The first workers’ states to be established after a socialist revolution will have to defend themselves with armed force, both against internal counter-revolution and assaults from the capitalist world. This will, clearly, require weapons. It will almost certainly require the killing of human beings. But nuclear weapons are a different order of things. By their very nature, they are instruments of mass murder and terror, wiping out whole cities and causing lasting damage to people and the environment even after the flames have died. The threat to use these weapons, which is implied by possessing them, is necessarily an act of counter-revolutionary terrorism and savagery.
For obvious reasons, then, we do not want the ruling class of any country to have its finger on the nuclear button. With the International Atomic Energy Authority saying that between 20 and 30 now have the capacity to develop nuclear weapons in a “very short time-span”, this should be a massive issue for the anti-war movement. But equally we should advocate nuclear disarmament as part of the programme to be carried out by a workers’ government, as an act of propaganda to workers and the oppressed everywhere.
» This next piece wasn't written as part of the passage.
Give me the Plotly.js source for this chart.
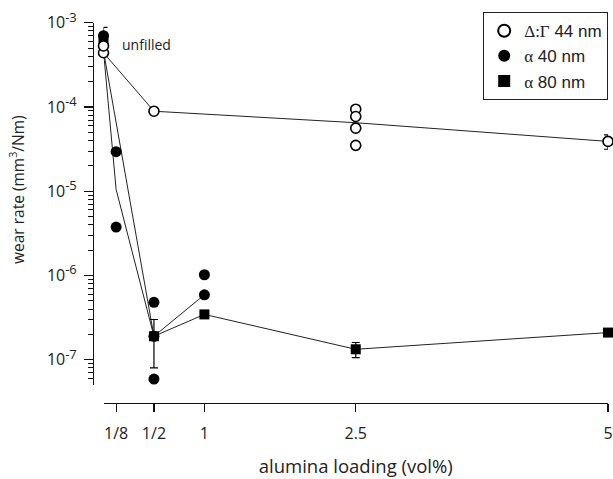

It is important to state this clearly because even socialists less bug-eyed than Workers Power seem to be missing the point. The 12 October edition of Scottish Socialist Voice, for instance, leads with a satirical piece attacking the British government’s “nuclear ambitions”, next to a picture of Blair in Kim Jong-Il-style garb. The problem here is not the SSP’s opposition to Britain’s nuclear programme, with which Solidarity wholeheartedly agrees, but the failure to recognise that the development of nuclear bombs by the Stalinist lunatics who run North Korea is even an issue.
This does not mean - of course - that socialists should support the US’s sabre-rattling or the threat of sanctions against North Korea. The latter will almost certainly, as in Iraq, further immiserate the North Korean masses while strengthening the dictatorship’s control. We must also oppose the threat of a military conflict, which could draw China and Japan into a regional whirlpool. Resisting economic sanctions and military action is at least as important as sounding the alarm bell against North Korea’s nuclear tests.
Nonetheless, socialists must oppose nuclear all weapons and demand their immediate dismantling - in North Korea, the US, Israel, the UK and everywhere.